### Aim of the task
What do the lines from the top of the data through the line with "horizon = np.arange(1, 41)" say? Quote them exactly and include both ends.

### Data listing
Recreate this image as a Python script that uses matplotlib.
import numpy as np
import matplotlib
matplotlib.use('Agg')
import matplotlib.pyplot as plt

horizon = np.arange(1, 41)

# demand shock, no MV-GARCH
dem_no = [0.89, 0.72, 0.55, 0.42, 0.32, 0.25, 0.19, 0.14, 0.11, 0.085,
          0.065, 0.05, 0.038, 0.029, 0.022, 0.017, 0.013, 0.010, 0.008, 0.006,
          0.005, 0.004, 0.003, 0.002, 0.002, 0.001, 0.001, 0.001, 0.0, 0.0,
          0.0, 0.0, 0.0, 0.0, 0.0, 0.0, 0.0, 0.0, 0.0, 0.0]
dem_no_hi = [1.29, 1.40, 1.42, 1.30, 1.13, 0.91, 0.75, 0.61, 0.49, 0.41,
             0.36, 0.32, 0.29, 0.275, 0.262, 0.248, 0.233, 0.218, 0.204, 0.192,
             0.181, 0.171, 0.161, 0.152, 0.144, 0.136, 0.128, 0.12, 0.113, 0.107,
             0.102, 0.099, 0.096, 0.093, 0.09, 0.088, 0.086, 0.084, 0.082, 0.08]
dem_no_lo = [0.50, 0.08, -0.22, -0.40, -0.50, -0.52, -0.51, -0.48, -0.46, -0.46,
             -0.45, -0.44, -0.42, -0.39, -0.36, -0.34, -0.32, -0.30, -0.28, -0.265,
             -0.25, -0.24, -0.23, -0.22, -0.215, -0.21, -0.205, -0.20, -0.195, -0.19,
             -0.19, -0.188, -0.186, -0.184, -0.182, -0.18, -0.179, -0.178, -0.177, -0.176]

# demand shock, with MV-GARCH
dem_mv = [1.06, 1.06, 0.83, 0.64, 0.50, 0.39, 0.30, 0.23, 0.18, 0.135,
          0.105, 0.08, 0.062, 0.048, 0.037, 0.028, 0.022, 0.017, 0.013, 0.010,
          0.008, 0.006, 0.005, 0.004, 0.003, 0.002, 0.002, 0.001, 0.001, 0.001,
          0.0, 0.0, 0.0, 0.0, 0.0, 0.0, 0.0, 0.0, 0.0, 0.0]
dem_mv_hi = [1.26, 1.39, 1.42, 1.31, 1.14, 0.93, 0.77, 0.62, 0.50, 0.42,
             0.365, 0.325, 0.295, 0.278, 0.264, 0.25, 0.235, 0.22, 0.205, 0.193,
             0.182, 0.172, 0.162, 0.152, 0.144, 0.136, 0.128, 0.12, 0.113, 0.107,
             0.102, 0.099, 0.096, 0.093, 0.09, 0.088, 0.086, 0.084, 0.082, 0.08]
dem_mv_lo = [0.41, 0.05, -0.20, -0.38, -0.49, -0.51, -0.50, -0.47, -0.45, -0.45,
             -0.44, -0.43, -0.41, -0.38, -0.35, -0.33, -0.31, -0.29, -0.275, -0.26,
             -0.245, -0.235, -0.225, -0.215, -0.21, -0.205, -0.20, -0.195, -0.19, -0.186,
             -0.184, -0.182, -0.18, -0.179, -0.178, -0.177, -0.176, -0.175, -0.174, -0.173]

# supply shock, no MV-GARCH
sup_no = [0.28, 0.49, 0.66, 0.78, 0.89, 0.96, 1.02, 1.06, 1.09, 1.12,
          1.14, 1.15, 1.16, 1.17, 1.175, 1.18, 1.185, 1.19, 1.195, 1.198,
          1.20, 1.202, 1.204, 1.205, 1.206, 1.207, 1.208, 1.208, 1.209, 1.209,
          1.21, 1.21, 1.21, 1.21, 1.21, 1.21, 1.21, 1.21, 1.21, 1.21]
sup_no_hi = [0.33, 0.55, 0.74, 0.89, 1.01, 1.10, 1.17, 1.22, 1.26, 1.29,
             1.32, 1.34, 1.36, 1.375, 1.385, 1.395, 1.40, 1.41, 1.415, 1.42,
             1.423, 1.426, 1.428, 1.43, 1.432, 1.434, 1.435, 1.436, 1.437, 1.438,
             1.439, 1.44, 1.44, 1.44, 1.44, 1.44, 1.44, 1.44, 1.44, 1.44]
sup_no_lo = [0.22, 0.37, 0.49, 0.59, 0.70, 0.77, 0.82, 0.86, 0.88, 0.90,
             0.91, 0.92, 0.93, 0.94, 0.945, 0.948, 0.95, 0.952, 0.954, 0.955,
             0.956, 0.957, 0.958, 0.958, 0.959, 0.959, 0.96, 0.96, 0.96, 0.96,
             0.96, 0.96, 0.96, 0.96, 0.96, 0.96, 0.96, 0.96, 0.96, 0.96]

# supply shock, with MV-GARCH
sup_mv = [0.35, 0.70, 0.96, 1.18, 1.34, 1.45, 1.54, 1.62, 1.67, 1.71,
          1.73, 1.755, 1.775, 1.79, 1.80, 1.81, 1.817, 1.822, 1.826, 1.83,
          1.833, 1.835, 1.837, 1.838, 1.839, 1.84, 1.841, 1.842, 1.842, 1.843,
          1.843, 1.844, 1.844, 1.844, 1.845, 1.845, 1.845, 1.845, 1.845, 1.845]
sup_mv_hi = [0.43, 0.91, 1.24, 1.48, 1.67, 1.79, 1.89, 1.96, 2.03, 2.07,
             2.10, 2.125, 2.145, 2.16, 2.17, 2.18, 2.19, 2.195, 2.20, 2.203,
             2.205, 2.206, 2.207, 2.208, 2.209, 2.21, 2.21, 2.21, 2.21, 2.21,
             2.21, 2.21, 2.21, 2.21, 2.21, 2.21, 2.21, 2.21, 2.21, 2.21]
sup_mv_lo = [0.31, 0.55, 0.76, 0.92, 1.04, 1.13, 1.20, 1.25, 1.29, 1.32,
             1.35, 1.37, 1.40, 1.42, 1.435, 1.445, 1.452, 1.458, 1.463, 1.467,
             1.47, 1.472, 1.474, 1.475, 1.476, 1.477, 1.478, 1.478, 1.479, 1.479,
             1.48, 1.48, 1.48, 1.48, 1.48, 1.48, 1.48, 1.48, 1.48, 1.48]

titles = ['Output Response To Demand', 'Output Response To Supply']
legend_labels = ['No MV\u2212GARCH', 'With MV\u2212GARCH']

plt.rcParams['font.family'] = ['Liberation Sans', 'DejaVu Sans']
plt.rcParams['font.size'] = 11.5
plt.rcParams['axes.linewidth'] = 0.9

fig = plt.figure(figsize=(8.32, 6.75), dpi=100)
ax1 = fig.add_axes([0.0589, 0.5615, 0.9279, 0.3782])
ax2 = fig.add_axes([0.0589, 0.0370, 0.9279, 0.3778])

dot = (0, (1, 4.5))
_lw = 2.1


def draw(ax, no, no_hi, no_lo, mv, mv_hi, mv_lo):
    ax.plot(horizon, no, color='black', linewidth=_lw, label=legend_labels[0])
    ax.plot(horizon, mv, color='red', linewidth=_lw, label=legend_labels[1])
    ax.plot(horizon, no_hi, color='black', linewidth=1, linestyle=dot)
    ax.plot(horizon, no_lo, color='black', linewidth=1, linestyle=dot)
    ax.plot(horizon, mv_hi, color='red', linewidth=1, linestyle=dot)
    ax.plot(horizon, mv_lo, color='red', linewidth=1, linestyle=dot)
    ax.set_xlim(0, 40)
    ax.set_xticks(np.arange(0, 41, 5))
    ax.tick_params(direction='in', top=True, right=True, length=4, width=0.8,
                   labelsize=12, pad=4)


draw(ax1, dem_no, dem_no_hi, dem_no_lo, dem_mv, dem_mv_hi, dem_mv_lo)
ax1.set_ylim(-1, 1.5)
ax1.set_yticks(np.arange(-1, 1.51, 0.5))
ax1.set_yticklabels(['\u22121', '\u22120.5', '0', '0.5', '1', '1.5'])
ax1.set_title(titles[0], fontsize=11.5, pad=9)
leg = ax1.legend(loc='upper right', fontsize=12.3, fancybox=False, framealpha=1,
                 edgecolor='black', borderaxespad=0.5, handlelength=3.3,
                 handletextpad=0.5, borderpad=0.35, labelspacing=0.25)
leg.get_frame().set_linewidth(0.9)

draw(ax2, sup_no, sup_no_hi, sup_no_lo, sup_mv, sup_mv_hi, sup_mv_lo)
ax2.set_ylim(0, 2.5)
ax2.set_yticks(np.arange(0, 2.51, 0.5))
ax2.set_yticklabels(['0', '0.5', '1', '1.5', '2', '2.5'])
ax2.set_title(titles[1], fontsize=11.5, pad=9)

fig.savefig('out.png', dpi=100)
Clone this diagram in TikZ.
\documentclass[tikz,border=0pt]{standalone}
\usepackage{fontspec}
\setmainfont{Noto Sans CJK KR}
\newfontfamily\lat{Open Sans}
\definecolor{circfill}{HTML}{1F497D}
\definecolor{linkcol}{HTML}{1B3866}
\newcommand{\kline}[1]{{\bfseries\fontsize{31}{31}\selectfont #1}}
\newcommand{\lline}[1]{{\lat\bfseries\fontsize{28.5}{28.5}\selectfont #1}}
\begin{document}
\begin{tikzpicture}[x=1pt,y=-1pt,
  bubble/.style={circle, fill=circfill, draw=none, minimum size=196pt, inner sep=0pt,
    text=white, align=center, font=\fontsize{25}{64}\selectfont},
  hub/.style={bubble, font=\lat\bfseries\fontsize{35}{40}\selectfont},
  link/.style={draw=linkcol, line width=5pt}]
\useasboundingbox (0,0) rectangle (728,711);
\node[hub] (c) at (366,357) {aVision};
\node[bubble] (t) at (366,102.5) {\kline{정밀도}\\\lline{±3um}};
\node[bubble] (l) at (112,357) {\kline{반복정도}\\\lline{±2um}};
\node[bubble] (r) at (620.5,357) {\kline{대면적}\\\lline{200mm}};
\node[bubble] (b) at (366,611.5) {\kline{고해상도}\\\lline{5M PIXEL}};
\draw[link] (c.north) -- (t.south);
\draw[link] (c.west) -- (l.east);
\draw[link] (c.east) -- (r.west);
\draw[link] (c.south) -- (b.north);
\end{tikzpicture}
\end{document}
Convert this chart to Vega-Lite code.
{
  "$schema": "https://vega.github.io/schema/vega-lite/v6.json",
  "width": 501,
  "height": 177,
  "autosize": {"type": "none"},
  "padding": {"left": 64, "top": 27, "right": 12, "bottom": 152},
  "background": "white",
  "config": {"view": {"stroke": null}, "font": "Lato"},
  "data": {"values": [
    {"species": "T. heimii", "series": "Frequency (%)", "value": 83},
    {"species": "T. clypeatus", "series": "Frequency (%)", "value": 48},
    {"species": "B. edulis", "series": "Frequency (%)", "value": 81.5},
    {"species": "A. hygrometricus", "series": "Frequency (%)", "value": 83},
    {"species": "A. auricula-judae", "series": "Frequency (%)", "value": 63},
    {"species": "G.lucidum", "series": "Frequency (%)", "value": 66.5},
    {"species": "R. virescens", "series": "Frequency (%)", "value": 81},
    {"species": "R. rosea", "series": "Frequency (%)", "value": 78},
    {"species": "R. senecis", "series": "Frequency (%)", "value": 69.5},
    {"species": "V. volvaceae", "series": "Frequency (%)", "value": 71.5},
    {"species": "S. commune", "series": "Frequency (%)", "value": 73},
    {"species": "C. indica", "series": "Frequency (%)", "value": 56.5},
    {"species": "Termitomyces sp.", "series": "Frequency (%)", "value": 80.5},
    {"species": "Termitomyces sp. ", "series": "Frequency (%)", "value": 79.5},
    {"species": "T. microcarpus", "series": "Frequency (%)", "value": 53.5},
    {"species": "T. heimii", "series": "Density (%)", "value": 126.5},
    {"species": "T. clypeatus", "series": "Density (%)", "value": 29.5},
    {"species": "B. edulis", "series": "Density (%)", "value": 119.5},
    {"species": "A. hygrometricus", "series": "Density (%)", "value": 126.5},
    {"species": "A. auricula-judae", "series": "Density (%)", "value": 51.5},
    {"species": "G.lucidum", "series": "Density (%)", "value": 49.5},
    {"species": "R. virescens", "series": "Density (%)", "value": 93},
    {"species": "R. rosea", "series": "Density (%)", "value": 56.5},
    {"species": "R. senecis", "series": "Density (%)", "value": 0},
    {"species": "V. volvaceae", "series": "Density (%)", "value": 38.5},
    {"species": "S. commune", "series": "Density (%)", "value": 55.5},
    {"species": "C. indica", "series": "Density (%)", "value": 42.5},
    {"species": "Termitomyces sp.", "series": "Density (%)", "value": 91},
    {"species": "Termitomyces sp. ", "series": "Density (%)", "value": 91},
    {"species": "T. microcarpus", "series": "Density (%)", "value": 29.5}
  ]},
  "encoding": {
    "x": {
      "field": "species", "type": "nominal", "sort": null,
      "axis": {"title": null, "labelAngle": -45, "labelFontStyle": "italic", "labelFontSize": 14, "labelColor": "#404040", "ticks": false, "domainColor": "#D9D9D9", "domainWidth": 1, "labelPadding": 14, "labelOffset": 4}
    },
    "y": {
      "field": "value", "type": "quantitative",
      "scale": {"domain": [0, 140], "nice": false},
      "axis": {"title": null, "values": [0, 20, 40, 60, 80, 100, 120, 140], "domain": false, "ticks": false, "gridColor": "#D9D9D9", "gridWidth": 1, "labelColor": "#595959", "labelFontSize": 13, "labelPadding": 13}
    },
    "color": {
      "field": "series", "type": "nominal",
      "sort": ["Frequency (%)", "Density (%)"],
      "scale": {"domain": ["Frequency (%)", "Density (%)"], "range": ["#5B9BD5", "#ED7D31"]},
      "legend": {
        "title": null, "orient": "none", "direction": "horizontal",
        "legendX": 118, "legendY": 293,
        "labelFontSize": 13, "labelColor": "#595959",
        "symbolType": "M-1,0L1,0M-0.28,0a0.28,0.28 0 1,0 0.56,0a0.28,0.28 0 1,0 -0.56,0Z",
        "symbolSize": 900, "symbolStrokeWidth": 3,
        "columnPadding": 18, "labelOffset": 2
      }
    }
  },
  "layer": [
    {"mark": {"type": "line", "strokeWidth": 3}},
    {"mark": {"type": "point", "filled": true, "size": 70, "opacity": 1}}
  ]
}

### Response
Recreate this image as a Python script that uses matplotlib.
import numpy as np
import matplotlib
matplotlib.use('Agg')
import matplotlib.pyplot as plt

horizon = np.arange(1, 41)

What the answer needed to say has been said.